NGO Shipbreaking Platform has said it will not comply with a legal threat from demolition cash buyer GMS to remove all defamatory references to it from the lobby group’s website.

Brussels based Shipbreaking Platform has accused GMS of “harassment” and said its threat of legal action was an attempt to prevent it from exposing “underhand practices in the shipbreaking industry.”

Shipbreaking Platform founder and director Ingvild Jenssen said: “We have no intention to remove truthful information from our website and will not apologise for reporting on the business of trafficking ships for dirty and dangerous breaking.”

GMS had written to Shipbreaking Platform threatening to sue it unless it offers and “unconditional apology” and the removal of all “defamatory” references.

It comes after Shipbreaking Platform earlier retracted an allegation that GMS was the cash buyer behind the sale of four reefer carriers for demolition to beaching yards in 2012 after the cash buyer complained of “fake news”.
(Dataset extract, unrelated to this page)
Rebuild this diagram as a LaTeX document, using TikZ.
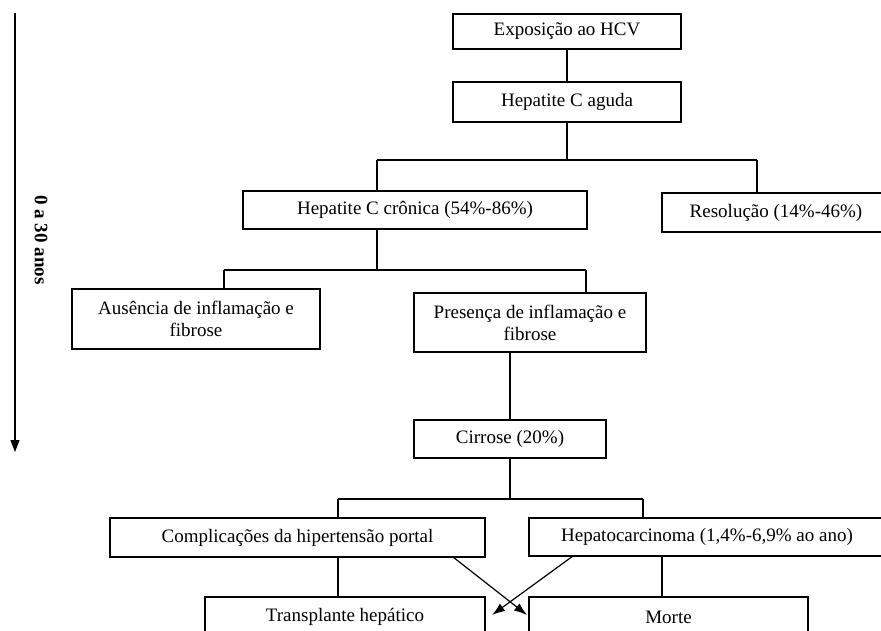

The demolition sale is now the subject of a court case in Rotterdam for breach of European environmental waste export laws.

Bangladesh’s PHP Family is also threatening to sue Shipbreaking Platform for references it made to the breaker’s safety record in a two press releases made at the end of last year.

Shipbreaking Platform has pulled out of a plan to appear on a discussion panel at a TradeWinds Events Ship Recycling Forum tomorrow as the session moderator Nikos Mikelis works for GMS.